* Start *

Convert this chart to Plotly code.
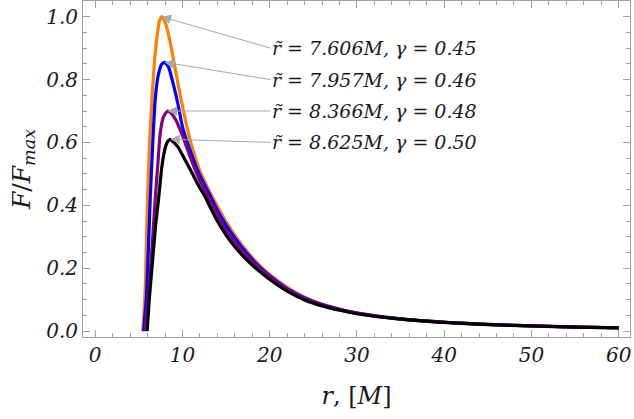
import plotly.graph_objects as go

r_orange = [5.45, 5.6, 5.75, 5.9, 6.0, 6.2, 6.5, 6.8, 7.1, 7.35, 7.6, 7.9, 8.3, 8.8, 9.3, 10, 11, 12, 13, 14, 15, 16, 17,
            18, 19, 20, 22, 24, 26, 28, 30, 35, 40, 45, 50, 55, 60]
f_orange = [0.0, 0.06, 0.15, 0.32, 0.42, 0.58, 0.74, 0.86, 0.94, 0.985, 1.0, 0.99, 0.955, 0.89, 0.815, 0.715, 0.595,
            0.51, 0.45, 0.398, 0.348, 0.305, 0.267, 0.234, 0.205, 0.18, 0.139, 0.108, 0.086, 0.07, 0.058, 0.039, 0.028,
            0.021, 0.0165, 0.013, 0.0105]

r_blue = [5.55, 5.7, 5.85, 6.0, 6.3, 6.6, 6.87, 7.2, 7.6, 7.96, 8.4, 9.0, 9.5, 10, 11, 12, 13, 14, 15, 16, 17,
          18, 19, 20, 22, 24, 26, 28, 30, 35, 40, 45, 50, 55, 60]
f_blue = [0.0, 0.05, 0.1, 0.19, 0.417, 0.6, 0.735, 0.81, 0.848, 0.855, 0.84, 0.78, 0.72, 0.65, 0.565, 0.495, 0.44,
          0.385, 0.337, 0.296, 0.26, 0.228, 0.2, 0.176, 0.135, 0.105, 0.084, 0.069, 0.057, 0.0385, 0.028, 0.021,
          0.0163, 0.0128, 0.0104]

r_purple = [5.7, 5.9, 6.1, 6.4, 6.87, 7.2, 7.45, 7.8, 8.3, 8.8, 9.3, 9.74, 10, 11, 12, 13, 14, 15, 16, 17,
            18, 19, 20, 22, 24, 26, 28, 30, 35, 40, 45, 50, 55, 60]
f_purple = [0.0, 0.05, 0.109, 0.22, 0.417, 0.54, 0.629, 0.68, 0.70, 0.69, 0.668, 0.64, 0.622, 0.545, 0.478, 0.425,
            0.37, 0.321, 0.283, 0.25, 0.221, 0.195, 0.172, 0.132, 0.103, 0.083, 0.068, 0.056, 0.038, 0.0278, 0.0208,
            0.0162, 0.0127, 0.0103]

r_black = [5.95, 6.1, 6.22, 6.5, 6.9, 7.25, 7.64, 8.0, 8.3, 8.6, 9.0, 9.5, 10, 11, 12, 12.6, 13, 14, 15, 16, 17,
           18, 19, 20, 22, 24, 26, 28, 30, 35, 40, 45, 50, 55, 60]
f_black = [0.0, 0.06, 0.109, 0.2, 0.33, 0.417, 0.523, 0.58, 0.603, 0.61, 0.6, 0.585, 0.56, 0.508, 0.455, 0.427,
           0.404, 0.35, 0.305, 0.268, 0.237, 0.21, 0.186, 0.164, 0.127, 0.099, 0.08, 0.066, 0.055, 0.038, 0.0275,
           0.0205, 0.016, 0.0125, 0.0102]

labels = ["r̃ = 7.606M, γ = 0.45", "r̃ = 7.957M, γ = 0.46",
          "r̃ = 8.366M, γ = 0.48", "r̃ = 8.625M, γ = 0.50"]
label_y = [0.90, 0.80, 0.70, 0.60]

series = [
    (r_orange, f_orange, "#FF8000"),
    (r_blue, f_blue, "#0000FF"),
    (r_purple, f_purple, "#800080"),
    (r_black, f_black, "#000000"),
]

FONT = "DejaVu Serif"
FRAME = "#a0a0a0"
TEXT = "#1a1a1a"

fig = go.Figure()
for r, f, col in series:
    fig.add_trace(go.Scatter(
        x=r, y=f, mode="lines",
        line=dict(color=col, width=3.2, shape="spline", smoothing=0.5),
        showlegend=False,
    ))

# arrows from labels to each peak
for (r, f, col), txt, ly in zip(series, labels, label_y):
    i = f.index(max(f))
    fig.add_annotation(
        x=r[i], y=f[i], xref="x", yref="y",
        ax=20.1, ay=ly, axref="x", ayref="y",
        text=f"<i>{txt}</i>", xanchor="left",
        font=dict(family=FONT, size=19, color=TEXT),
        showarrow=True, arrowhead=2, arrowsize=1.9, arrowwidth=1,
        arrowcolor="#a8a8a8", standoff=0, borderpad=0,
    )

axis_common = dict(
    showline=True, linecolor=FRAME, linewidth=1, mirror="allticks",
    ticks="inside", tickcolor=FRAME, ticklen=7, tickwidth=1,
    showgrid=False, zeroline=False, automargin=False,
    tickfont=dict(family=FONT, size=20, color=TEXT, style="italic"),
)

fig.update_xaxes(
    range=[-1.4, 61.3], tickvals=[0, 10, 20, 30, 40, 50, 60],
    minor=dict(ticks="inside", dtick=2, ticklen=4, tickcolor=FRAME, showgrid=False),
    title=dict(text="<i>r</i>, [<i>M</i>]", font=dict(family=FONT, size=24, color=TEXT), standoff=21),
    **axis_common,
)
fig.update_yaxes(
    range=[-0.019, 1.05], tickvals=[0.0, 0.2, 0.4, 0.6, 0.8, 1.0], tickformat=".1f",
    minor=dict(ticks="inside", dtick=0.05, ticklen=4, tickcolor=FRAME, showgrid=False),
    title=dict(text="<i>F</i>/<i>F<sub>max</sub></i>", font=dict(family=FONT, size=25, color=TEXT), standoff=8),
    **axis_common,
)

fig.update_layout(
    width=634, height=419,
    margin=dict(l=83, r=4, t=1, b=82),
    plot_bgcolor="white", paper_bgcolor="white",
)

fig.write_html("out.html", config={"displayModeBar": False},
               post_script="document.body.style.margin='0';")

* End *

### Stated problem
Omit the pictures, then repeat exactly each line from the beginning of the listing through the line with "0.021, 0.0165, 0.013, 0.0105]".

### Solution to this exercise
Convert this chart to Plotly code.
import plotly.graph_objects as go

r_orange = [5.45, 5.6, 5.75, 5.9, 6.0, 6.2, 6.5, 6.8, 7.1, 7.35, 7.6, 7.9, 8.3, 8.8, 9.3, 10, 11, 12, 13, 14, 15, 16, 17,
            18, 19, 20, 22, 24, 26, 28, 30, 35, 40, 45, 50, 55, 60]
f_orange = [0.0, 0.06, 0.15, 0.32, 0.42, 0.58, 0.74, 0.86, 0.94, 0.985, 1.0, 0.99, 0.955, 0.89, 0.815, 0.715, 0.595,
            0.51, 0.45, 0.398, 0.348, 0.305, 0.267, 0.234, 0.205, 0.18, 0.139, 0.108, 0.086, 0.07, 0.058, 0.039, 0.028,
            0.021, 0.0165, 0.013, 0.0105]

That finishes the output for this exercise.